### Aim
Output the material below unchanged, apart from leaving out the pictures.

BEGIN Information provided

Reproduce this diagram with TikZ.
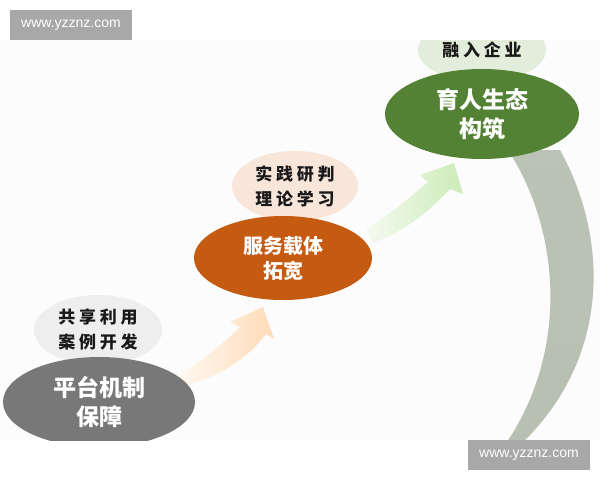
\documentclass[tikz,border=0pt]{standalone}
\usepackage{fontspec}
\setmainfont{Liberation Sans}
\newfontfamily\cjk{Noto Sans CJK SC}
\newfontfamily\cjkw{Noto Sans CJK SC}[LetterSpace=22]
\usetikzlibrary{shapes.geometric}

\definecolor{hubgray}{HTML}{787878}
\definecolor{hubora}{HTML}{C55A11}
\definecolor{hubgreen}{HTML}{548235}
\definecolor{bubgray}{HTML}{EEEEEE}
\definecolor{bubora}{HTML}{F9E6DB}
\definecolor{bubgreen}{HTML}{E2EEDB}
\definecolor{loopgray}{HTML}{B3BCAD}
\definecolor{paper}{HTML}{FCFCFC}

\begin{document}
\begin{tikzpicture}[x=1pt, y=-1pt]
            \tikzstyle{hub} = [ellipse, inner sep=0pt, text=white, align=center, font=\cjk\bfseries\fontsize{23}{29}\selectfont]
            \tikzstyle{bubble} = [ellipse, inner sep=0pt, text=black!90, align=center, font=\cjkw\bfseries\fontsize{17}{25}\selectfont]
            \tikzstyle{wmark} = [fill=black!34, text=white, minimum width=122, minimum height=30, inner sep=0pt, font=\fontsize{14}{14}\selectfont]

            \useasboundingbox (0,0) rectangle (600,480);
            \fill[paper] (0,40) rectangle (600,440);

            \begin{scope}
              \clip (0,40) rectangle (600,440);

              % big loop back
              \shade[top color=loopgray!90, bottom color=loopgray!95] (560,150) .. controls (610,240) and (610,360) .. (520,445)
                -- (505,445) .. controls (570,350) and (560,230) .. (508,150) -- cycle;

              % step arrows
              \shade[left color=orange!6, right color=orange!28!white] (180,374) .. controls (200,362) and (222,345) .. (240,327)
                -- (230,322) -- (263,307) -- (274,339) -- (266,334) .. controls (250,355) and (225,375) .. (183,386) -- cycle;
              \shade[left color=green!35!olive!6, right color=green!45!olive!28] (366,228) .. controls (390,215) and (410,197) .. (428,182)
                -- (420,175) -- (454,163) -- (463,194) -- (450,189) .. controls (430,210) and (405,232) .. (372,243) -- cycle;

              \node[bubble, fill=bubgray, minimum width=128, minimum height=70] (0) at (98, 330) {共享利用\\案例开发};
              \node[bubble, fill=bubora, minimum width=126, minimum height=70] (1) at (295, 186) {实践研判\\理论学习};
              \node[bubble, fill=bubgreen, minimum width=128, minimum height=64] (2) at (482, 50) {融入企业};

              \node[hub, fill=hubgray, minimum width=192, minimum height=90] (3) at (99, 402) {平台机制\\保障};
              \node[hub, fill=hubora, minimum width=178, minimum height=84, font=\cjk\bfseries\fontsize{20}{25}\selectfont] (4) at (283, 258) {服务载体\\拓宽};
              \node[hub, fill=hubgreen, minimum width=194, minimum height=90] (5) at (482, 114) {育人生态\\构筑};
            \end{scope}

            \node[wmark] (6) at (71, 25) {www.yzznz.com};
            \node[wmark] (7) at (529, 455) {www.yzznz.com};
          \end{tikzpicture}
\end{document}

END Information provided

### Written answer
Reproduce this diagram with TikZ.
\documentclass[tikz,border=0pt]{standalone}
\usepackage{fontspec}
\setmainfont{Liberation Sans}
\newfontfamily\cjk{Noto Sans CJK SC}
\newfontfamily\cjkw{Noto Sans CJK SC}[LetterSpace=22]
\usetikzlibrary{shapes.geometric}

\definecolor{hubgray}{HTML}{787878}
\definecolor{hubora}{HTML}{C55A11}
\definecolor{hubgreen}{HTML}{548235}
\definecolor{bubgray}{HTML}{EEEEEE}
\definecolor{bubora}{HTML}{F9E6DB}
\definecolor{bubgreen}{HTML}{E2EEDB}
\definecolor{loopgray}{HTML}{B3BCAD}
\definecolor{paper}{HTML}{FCFCFC}

\begin{document}
\begin{tikzpicture}[x=1pt, y=-1pt]
            \tikzstyle{hub} = [ellipse, inner sep=0pt, text=white, align=center, font=\cjk\bfseries\fontsize{23}{29}\selectfont]
            \tikzstyle{bubble} = [ellipse, inner sep=0pt, text=black!90, align=center, font=\cjkw\bfseries\fontsize{17}{25}\selectfont]
            \tikzstyle{wmark} = [fill=black!34, text=white, minimum width=122, minimum height=30, inner sep=0pt, font=\fontsize{14}{14}\selectfont]

            \useasboundingbox (0,0) rectangle (600,480);
            \fill[paper] (0,40) rectangle (600,440);

            \begin{scope}
              \clip (0,40) rectangle (600,440);

              % big loop back
              \shade[top color=loopgray!90, bottom color=loopgray!95] (560,150) .. controls (610,240) and (610,360) .. (520,445)
                -- (505,445) .. controls (570,350) and (560,230) .. (508,150) -- cycle;

              % step arrows
              \shade[left color=orange!6, right color=orange!28!white] (180,374) .. controls (200,362) and (222,345) .. (240,327)
                -- (230,322) -- (263,307) -- (274,339) -- (266,334) .. controls (250,355) and (225,375) .. (183,386) -- cycle;
              \shade[left color=green!35!olive!6, right color=green!45!olive!28] (366,228) .. controls (390,215) and (410,197) .. (428,182)
                -- (420,175) -- (454,163) -- (463,194) -- (450,189) .. controls (430,210) and (405,232) .. (372,243) -- cycle;

              \node[bubble, fill=bubgray, minimum width=128, minimum height=70] (0) at (98, 330) {共享利用\\案例开发};
              \node[bubble, fill=bubora, minimum width=126, minimum height=70] (1) at (295, 186) {实践研判\\理论学习};
              \node[bubble, fill=bubgreen, minimum width=128, minimum height=64] (2) at (482, 50) {融入企业};

              \node[hub, fill=hubgray, minimum width=192, minimum height=90] (3) at (99, 402) {平台机制\\保障};
              \node[hub, fill=hubora, minimum width=178, minimum height=84, font=\cjk\bfseries\fontsize{20}{25}\selectfont] (4) at (283, 258) {服务载体\\拓宽};
              \node[hub, fill=hubgreen, minimum width=194, minimum height=90] (5) at (482, 114) {育人生态\\构筑};
            \end{scope}

            \node[wmark] (6) at (71, 25) {www.yzznz.com};
            \node[wmark] (7) at (529, 455) {www.yzznz.com};
          \end{tikzpicture}
\end{document}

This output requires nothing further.